The capital and land of the rich is worthless to them without a supply of labor to produce surplus value. And even if they can find labor, their ability to extract surplus value from their labor force depends on a labor market that favors buyers over sellers. Anything that marginally increases the independence of labor and reduces its dependence on wages, and marginally reduces the supply of labor available to capitalists and landlords, will also marginally reduce the rate of profit and thus make their land and capital less profitable to them. The value of land and capital to landlords and capitalists depends on the ability to hire labor on their own terms. Anything that increases the marginal price of labor will reduce the marginal returns on capital and land.

What’s more, even a partial shift in bargaining power from capital to labor will increase the share of their product that wage-workers receive even in capitalist industry. The individualist anarchists argue that a removal of special legal privileges for capital would increase the bargaining power of labor until the rate of profit was effectively zero, and capitalist enterprises took on the character (de facto) of workers’ co-ops.

And the owning classes use less efficient forms of production precisely because the state gives them preferential access to large tracts of land and subsidizes the inefficiency costs of large-scale production. Those engaged in the alternative economy, on the other hand, will be making the most intensive and efficient use of the land and capital available to them. So the balance of forces between the alternative and capitalist economy will not be anywhere near as uneven as the distribution of property might indicate.

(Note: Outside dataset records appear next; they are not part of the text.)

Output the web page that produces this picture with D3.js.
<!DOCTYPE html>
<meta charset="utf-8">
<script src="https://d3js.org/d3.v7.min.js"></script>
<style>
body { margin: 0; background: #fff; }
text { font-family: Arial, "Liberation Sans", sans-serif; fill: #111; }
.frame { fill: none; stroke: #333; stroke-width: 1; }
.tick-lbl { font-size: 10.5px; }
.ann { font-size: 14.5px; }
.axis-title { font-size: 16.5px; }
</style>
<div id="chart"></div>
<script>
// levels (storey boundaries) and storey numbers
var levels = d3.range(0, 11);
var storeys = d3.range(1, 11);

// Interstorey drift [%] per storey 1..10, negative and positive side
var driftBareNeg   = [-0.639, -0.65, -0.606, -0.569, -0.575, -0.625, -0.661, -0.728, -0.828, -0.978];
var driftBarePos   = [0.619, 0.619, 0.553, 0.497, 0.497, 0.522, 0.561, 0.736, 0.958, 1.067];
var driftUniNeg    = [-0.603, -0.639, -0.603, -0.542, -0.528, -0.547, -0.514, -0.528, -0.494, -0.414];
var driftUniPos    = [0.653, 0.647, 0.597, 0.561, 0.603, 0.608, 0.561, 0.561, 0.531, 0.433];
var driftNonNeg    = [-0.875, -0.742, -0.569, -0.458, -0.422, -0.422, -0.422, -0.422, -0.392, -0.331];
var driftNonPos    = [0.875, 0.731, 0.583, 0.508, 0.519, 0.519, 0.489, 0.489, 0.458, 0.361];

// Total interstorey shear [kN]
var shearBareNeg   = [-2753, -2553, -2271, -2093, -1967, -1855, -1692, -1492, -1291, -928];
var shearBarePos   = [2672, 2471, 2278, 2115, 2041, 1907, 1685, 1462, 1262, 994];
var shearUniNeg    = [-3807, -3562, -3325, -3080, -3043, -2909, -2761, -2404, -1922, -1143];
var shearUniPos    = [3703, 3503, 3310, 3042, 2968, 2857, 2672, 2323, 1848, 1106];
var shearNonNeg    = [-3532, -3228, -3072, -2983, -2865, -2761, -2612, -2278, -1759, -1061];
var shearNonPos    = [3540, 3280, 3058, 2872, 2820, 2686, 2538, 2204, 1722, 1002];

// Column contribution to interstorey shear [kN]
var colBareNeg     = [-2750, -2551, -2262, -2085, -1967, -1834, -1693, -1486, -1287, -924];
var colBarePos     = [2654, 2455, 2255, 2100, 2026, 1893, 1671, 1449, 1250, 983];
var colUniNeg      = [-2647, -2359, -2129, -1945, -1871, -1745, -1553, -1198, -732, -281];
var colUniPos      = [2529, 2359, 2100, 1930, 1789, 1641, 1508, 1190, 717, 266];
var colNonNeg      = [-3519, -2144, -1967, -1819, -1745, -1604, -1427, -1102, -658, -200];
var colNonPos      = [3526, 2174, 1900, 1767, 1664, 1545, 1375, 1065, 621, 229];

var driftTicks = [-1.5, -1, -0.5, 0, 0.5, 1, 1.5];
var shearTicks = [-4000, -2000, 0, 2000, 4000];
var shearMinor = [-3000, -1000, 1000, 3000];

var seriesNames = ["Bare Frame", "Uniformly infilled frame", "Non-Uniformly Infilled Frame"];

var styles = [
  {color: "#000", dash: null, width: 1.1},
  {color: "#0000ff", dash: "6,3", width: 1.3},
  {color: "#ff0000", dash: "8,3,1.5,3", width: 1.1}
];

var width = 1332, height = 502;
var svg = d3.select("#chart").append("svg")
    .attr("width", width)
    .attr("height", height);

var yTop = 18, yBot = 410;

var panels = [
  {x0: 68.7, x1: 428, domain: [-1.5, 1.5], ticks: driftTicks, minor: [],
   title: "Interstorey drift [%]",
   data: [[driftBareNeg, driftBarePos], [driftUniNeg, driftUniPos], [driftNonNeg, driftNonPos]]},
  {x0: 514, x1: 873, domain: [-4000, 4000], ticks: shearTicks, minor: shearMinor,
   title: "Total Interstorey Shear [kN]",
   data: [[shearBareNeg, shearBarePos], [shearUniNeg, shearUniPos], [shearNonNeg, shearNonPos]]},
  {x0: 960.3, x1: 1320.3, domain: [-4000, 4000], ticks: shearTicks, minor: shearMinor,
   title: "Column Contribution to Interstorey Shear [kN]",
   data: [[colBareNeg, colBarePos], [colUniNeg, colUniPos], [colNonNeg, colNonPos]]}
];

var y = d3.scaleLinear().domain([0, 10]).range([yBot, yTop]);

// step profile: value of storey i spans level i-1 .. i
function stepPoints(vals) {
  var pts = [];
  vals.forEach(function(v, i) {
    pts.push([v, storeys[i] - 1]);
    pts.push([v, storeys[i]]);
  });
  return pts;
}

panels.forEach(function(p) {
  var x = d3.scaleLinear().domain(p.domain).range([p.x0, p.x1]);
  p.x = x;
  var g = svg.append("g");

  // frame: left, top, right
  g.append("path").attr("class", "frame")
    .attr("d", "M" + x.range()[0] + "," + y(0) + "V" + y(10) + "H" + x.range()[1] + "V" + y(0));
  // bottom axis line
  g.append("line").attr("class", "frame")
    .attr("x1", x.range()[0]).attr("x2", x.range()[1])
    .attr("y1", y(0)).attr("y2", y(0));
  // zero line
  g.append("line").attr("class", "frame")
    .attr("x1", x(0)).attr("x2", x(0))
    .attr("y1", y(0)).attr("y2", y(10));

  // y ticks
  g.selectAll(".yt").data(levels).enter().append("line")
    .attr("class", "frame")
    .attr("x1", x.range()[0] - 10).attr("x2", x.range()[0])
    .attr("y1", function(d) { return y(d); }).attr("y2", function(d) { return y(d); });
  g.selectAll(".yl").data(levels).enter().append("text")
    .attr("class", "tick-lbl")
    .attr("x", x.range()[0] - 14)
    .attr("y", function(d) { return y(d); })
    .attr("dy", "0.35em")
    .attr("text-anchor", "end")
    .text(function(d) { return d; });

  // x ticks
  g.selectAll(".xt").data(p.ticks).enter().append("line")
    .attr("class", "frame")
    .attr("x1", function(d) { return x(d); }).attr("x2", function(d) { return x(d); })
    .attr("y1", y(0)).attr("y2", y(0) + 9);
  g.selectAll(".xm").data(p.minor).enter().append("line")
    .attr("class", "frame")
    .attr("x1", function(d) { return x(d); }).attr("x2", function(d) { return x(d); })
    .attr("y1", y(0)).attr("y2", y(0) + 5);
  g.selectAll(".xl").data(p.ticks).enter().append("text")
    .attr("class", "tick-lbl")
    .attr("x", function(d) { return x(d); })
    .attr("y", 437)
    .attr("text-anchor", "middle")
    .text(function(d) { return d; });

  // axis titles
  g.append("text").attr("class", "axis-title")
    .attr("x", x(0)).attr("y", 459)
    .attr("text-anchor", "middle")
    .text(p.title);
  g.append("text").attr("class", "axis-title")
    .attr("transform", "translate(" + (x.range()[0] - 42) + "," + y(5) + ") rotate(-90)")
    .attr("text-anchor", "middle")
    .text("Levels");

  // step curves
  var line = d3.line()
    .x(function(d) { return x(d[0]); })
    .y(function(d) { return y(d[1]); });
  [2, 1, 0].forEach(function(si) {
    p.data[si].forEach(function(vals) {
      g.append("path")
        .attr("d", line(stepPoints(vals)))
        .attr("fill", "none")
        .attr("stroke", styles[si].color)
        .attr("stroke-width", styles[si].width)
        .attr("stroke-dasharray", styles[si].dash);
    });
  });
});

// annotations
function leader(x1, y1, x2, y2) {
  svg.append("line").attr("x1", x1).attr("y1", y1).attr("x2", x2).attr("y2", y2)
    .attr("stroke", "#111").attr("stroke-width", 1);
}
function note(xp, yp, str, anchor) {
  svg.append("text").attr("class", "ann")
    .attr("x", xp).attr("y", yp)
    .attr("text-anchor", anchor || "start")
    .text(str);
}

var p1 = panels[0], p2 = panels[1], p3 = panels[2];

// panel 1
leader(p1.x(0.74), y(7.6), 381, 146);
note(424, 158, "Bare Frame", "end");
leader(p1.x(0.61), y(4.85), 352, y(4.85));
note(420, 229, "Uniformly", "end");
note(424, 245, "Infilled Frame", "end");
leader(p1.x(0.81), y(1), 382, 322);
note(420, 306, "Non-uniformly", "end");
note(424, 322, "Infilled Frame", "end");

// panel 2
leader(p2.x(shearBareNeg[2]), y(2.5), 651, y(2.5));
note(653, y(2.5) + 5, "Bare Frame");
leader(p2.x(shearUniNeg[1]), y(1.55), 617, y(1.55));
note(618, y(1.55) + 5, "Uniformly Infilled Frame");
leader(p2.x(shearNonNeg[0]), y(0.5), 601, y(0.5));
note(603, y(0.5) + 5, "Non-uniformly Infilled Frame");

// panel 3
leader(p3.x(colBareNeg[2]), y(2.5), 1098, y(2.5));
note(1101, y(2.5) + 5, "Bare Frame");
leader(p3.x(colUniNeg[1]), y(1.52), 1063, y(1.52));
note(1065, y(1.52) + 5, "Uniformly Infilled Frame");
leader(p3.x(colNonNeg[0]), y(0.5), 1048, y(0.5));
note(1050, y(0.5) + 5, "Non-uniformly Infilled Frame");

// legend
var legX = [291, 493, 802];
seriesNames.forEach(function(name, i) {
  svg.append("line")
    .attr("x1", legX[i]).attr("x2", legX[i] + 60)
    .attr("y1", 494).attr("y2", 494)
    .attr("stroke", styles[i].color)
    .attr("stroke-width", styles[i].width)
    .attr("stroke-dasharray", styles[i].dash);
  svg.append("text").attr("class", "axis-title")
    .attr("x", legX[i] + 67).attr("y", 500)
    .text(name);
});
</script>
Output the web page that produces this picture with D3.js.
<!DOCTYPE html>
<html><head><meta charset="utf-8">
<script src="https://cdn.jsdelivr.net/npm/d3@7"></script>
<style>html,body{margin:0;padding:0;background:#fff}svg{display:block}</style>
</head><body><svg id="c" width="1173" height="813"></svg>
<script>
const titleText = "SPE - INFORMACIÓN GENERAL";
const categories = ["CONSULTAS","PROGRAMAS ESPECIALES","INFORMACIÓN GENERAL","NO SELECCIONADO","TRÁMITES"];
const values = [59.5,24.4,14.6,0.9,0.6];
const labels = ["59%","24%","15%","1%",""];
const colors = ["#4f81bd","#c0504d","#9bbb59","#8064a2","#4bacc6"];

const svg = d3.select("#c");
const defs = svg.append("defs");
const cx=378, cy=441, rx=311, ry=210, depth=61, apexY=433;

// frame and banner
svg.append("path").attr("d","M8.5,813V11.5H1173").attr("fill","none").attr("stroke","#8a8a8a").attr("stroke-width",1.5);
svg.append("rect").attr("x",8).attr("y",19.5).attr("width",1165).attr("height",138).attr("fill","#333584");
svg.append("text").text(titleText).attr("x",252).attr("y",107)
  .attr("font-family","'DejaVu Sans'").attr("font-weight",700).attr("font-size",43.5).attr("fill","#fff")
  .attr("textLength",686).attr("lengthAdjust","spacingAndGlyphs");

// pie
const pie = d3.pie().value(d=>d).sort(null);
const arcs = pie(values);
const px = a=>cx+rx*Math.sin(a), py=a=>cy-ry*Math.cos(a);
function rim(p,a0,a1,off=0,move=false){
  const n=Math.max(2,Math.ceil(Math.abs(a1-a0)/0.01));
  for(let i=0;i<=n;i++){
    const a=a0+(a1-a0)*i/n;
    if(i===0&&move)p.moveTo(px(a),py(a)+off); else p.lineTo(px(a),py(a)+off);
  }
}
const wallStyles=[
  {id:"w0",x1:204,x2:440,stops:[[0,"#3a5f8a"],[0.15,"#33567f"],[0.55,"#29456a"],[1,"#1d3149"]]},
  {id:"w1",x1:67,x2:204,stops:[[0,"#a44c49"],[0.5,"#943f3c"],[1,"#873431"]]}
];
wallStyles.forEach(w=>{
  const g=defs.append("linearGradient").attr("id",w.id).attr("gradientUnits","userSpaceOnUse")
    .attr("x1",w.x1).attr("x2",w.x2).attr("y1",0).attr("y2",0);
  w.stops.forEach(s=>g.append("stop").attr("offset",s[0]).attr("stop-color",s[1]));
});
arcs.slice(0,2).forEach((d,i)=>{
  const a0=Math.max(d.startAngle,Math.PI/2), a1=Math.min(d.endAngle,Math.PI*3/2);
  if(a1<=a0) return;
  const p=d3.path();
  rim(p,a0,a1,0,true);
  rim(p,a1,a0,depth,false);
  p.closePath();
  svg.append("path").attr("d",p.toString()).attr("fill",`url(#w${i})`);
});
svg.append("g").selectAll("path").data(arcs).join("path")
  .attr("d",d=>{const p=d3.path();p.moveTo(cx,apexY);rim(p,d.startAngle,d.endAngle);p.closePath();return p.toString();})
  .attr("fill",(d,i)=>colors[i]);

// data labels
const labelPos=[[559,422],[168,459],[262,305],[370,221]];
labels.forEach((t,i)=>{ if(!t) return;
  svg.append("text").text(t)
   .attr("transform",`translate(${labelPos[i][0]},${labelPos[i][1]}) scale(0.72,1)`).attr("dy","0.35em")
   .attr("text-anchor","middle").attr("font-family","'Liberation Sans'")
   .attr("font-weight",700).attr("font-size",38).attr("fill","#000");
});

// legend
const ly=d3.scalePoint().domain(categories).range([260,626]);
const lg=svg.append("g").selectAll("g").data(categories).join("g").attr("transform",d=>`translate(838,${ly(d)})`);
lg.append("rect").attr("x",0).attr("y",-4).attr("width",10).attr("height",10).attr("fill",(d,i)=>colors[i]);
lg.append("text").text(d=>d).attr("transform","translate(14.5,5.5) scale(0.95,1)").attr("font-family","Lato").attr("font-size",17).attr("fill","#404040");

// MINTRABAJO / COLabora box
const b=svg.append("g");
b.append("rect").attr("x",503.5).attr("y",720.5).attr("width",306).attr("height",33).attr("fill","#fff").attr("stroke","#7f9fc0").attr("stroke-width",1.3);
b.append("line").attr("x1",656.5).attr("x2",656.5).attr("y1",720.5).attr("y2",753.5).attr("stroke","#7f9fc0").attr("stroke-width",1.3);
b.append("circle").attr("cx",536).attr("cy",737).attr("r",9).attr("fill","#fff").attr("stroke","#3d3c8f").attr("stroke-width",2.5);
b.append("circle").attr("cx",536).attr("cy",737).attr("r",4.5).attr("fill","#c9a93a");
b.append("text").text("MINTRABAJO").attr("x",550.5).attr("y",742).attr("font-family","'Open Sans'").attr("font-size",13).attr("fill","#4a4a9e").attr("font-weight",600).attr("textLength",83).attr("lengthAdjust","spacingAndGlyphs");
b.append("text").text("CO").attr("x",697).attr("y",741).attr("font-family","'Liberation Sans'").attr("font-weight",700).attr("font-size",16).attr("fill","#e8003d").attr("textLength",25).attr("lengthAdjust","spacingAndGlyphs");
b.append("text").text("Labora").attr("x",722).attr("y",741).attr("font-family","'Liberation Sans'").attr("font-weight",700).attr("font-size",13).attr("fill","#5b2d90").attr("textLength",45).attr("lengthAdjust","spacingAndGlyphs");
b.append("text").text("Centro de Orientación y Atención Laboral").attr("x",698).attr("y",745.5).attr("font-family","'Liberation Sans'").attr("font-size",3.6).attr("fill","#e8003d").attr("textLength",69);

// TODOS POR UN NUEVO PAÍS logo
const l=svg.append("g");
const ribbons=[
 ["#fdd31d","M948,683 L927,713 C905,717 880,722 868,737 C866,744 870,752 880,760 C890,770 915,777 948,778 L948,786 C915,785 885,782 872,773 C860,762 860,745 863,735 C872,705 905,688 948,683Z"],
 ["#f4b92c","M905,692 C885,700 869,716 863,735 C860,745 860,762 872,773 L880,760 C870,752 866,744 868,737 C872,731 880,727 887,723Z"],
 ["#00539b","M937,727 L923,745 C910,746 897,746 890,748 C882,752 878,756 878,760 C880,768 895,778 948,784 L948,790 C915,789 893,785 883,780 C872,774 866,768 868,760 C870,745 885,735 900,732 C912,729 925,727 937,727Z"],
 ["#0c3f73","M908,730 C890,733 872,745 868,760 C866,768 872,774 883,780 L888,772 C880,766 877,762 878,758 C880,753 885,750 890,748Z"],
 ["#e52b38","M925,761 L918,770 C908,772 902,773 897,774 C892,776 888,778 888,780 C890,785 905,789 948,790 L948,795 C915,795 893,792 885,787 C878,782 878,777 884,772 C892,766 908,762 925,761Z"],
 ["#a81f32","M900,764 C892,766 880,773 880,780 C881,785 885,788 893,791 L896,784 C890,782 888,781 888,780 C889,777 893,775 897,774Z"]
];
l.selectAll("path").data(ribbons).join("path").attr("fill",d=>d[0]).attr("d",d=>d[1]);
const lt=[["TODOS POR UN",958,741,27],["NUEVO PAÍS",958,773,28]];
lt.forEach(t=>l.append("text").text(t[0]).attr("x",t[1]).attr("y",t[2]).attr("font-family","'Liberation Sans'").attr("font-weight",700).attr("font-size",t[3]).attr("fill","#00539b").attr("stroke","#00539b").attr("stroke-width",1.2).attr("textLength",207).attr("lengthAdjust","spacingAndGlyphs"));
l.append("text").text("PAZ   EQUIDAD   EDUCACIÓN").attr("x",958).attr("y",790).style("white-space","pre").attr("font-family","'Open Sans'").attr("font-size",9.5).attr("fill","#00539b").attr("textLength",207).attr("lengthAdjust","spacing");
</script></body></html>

If everyone capable of benefiting from the alternative economy participates in it, and it makes full and efficient use of the resources already available to them, eventually we’ll have a society where most of what the average person consumes is produced in a network of self-employed or worker-owned production, and the owning classes are left with large tracts of land and understaffed factories that are almost useless to them because it’s so hard to hire labor except at an unprofitable price. At that point, the correlation of forces will have shifted until the capitalists and landlords are islands in a mutualist sea--and their land and factories will be the last thing to fall, just like the U.S Embassy in Saigon.

Addendum--Right after posting this, I happened on this excellent post by Dave Pollard. It included the following passage, which is a perfect restatement of what Paul Goodman said in the block quote above.

What is the reason that so many bottom-up ideas and innovations never make it into the commercial marketplace? I’m not a believer in conspiracy theories that corporations deliberately buy up and suppress more durable inventions to keep them from cannibalizing their market. I think it’s more likely that people with good ideas are just disconnected from those with the skills and resources needed to implement those ideas. And vice versa — those with commercialization skills and resources are rewarded by the market (and by shareholders) for not fixing what ain’t broke, for not changing what they’re doing until and unless they have to.

So on the one hand we have an astonishing and unprecedented flood of good ideas, made possible by the democratization of knowledge (the Internet etc.), and on the other hand we have this incredible inertia by those who could make those ideas reality, change everything.